Request -> Scan the records below for the line with "Rebuild this chart" and the line with "de sélectivité (par", and retype that range exactly, both ends included, pictures excepted.

Data rows ->
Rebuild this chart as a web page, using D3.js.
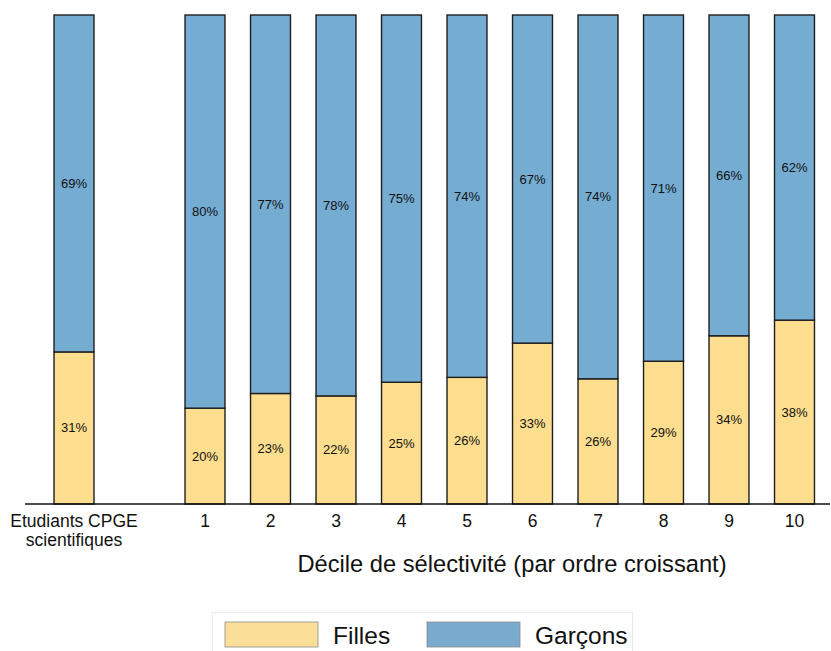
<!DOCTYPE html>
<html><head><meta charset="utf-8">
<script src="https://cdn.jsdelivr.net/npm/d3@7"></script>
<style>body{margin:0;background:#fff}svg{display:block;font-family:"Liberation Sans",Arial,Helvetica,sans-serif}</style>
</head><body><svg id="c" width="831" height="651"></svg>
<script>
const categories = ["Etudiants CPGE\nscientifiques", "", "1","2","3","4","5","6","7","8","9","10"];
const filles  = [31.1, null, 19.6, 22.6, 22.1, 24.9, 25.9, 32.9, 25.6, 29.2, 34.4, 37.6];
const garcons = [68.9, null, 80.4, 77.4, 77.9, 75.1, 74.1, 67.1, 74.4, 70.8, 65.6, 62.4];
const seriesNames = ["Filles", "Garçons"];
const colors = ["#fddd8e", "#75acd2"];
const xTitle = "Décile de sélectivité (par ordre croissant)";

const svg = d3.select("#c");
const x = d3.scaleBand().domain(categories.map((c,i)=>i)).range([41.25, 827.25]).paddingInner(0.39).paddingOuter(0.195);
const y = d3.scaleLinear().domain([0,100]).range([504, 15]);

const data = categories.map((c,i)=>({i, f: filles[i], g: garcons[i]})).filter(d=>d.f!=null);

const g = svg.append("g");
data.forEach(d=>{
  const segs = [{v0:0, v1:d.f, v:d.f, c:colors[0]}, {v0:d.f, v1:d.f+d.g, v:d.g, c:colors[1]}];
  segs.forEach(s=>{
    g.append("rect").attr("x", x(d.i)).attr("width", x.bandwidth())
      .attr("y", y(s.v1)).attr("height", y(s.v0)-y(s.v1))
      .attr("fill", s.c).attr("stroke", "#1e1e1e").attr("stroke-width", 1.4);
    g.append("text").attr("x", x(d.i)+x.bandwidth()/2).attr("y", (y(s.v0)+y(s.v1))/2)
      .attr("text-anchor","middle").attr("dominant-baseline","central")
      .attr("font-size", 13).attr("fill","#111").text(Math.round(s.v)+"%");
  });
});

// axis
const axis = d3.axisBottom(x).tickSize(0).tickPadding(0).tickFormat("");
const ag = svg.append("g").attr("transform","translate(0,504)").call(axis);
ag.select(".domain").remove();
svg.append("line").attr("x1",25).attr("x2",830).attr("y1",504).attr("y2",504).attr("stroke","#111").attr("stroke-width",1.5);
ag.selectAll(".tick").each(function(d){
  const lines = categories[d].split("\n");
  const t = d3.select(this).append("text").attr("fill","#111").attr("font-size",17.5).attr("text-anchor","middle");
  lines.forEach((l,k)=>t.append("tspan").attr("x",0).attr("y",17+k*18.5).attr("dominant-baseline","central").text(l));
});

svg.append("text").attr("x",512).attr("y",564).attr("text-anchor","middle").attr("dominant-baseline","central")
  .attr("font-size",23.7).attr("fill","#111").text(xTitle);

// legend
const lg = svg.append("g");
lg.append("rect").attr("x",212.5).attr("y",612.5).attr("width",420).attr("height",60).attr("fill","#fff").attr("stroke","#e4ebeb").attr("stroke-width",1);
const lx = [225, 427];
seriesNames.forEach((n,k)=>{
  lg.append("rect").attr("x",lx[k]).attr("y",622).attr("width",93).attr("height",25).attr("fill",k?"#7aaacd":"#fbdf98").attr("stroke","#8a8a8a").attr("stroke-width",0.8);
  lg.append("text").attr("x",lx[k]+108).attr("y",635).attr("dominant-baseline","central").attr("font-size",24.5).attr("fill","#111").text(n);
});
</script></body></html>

* * *

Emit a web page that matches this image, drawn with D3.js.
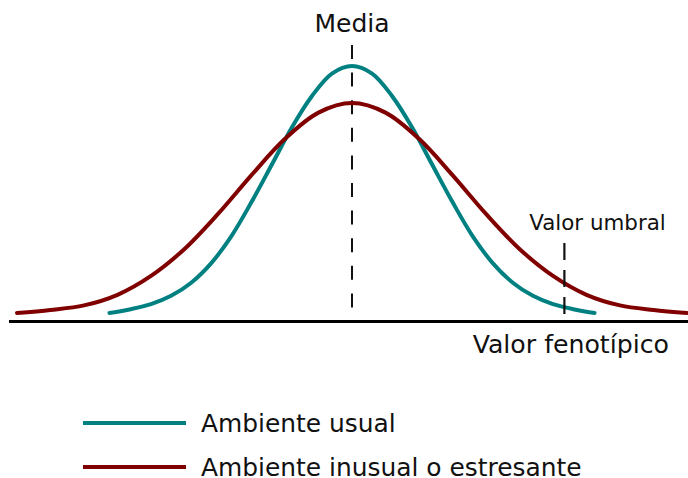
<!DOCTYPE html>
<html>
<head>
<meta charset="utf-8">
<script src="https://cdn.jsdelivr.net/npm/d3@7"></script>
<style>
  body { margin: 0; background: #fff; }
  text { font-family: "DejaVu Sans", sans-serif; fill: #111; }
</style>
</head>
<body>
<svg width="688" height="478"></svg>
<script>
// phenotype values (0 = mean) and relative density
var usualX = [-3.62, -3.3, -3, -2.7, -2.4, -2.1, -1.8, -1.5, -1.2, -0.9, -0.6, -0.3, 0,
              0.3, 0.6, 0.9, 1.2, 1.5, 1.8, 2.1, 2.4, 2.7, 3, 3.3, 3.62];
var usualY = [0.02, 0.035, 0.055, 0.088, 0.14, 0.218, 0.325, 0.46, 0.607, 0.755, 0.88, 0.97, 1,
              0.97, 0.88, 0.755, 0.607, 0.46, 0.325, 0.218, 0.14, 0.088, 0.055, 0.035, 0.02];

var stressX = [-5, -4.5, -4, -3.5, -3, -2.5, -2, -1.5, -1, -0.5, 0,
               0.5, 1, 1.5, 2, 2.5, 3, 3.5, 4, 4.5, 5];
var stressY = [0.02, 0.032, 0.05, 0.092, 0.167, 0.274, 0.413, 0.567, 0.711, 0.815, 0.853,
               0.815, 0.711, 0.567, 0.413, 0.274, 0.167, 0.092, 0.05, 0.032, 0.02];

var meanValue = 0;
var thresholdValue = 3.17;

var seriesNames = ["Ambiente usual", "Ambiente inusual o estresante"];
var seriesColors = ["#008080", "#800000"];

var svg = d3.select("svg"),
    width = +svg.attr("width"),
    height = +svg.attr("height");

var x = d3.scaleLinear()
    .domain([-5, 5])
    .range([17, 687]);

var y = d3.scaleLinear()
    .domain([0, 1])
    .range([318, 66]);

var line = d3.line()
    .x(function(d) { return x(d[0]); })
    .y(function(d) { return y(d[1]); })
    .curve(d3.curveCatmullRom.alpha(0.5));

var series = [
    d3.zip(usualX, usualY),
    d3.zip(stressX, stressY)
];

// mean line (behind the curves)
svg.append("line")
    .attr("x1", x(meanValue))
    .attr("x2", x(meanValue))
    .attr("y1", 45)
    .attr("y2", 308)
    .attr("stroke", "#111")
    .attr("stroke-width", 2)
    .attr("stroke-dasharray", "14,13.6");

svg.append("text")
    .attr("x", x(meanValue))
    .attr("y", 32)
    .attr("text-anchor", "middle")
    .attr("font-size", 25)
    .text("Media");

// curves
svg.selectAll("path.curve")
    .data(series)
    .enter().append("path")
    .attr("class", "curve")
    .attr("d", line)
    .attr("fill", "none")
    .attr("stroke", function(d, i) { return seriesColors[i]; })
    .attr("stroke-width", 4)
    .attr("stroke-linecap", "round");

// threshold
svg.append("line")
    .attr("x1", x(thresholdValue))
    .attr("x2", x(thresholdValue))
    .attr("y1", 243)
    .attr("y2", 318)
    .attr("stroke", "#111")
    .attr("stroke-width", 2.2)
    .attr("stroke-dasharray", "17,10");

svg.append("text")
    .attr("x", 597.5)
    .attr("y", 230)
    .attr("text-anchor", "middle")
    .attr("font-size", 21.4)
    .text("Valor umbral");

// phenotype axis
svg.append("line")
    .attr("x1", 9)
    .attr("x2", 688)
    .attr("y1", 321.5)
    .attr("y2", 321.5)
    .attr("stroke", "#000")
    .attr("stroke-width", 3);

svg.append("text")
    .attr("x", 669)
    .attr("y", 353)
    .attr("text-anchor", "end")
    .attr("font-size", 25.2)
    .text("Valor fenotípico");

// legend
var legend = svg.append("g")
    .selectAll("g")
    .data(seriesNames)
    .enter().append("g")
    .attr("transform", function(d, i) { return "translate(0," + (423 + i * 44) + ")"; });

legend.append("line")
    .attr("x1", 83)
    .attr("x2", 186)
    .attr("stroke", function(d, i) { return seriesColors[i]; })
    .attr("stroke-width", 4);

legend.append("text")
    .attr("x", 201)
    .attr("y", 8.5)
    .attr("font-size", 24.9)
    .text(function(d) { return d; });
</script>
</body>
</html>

...

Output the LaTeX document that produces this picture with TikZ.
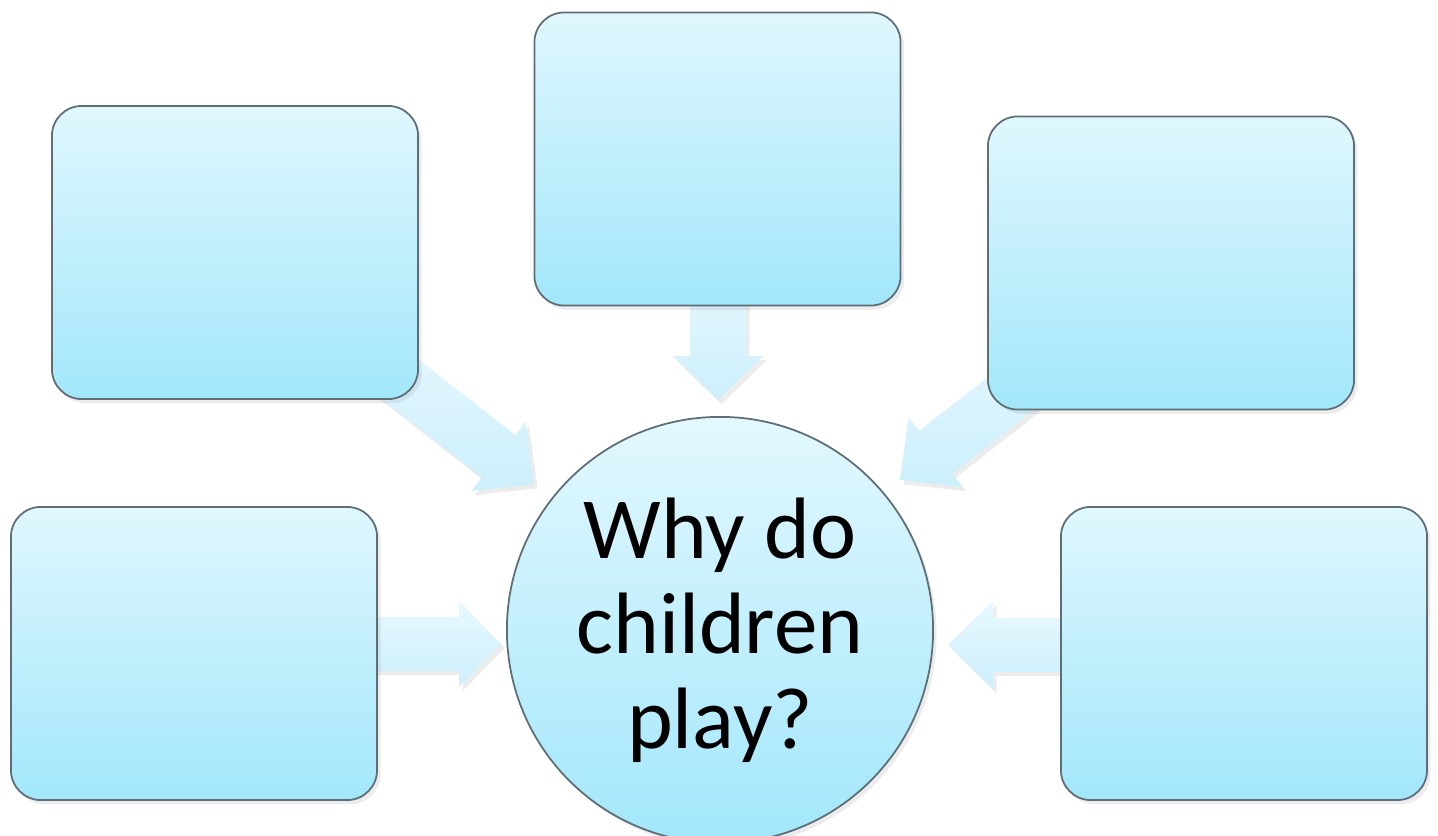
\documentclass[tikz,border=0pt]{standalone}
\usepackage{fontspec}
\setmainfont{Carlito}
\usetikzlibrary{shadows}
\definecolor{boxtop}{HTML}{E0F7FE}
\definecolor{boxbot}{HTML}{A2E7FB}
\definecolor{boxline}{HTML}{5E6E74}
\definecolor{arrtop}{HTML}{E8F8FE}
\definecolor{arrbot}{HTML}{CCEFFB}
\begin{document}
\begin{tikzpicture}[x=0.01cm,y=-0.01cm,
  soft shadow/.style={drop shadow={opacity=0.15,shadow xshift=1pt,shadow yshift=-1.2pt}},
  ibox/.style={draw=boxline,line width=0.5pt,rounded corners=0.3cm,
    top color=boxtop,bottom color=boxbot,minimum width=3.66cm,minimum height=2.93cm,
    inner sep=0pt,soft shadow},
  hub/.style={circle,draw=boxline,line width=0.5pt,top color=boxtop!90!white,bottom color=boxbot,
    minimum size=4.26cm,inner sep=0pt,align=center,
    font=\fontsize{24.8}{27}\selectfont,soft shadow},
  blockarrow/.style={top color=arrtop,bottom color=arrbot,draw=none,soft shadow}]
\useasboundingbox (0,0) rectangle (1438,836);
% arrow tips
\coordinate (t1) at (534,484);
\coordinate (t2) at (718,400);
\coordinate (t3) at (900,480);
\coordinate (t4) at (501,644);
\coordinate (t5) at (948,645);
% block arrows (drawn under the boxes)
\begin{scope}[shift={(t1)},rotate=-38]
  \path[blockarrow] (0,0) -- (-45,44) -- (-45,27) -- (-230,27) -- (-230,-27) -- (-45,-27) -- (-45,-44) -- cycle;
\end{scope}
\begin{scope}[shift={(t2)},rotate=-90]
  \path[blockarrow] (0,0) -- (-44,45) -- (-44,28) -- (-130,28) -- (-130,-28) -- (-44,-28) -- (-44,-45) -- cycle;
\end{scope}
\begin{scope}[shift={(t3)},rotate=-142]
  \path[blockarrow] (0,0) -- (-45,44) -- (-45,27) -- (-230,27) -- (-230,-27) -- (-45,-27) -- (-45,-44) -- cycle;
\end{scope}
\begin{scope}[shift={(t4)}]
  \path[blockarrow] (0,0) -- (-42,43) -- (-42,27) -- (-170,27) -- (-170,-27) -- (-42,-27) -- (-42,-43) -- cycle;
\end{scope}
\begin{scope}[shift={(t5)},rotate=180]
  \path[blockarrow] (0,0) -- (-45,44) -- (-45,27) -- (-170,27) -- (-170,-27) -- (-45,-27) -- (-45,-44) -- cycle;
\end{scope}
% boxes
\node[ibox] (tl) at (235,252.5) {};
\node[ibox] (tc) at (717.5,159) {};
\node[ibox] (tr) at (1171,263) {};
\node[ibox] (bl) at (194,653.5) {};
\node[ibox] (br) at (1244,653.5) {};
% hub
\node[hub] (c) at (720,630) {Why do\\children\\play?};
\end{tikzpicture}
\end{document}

Final result ->
Rebuild this chart as a web page, using D3.js.
<!DOCTYPE html>
<html><head><meta charset="utf-8">
<script src="https://cdn.jsdelivr.net/npm/d3@7"></script>
<style>body{margin:0;background:#fff}svg{display:block;font-family:"Liberation Sans",Arial,Helvetica,sans-serif}</style>
</head><body><svg id="c" width="831" height="651"></svg>
<script>
const categories = ["Etudiants CPGE\nscientifiques", "", "1","2","3","4","5","6","7","8","9","10"];
const filles  = [31.1, null, 19.6, 22.6, 22.1, 24.9, 25.9, 32.9, 25.6, 29.2, 34.4, 37.6];
const garcons = [68.9, null, 80.4, 77.4, 77.9, 75.1, 74.1, 67.1, 74.4, 70.8, 65.6, 62.4];
const seriesNames = ["Filles", "Garçons"];
const colors = ["#fddd8e", "#75acd2"];
const xTitle = "Décile de sélectivité (par ordre croissant)";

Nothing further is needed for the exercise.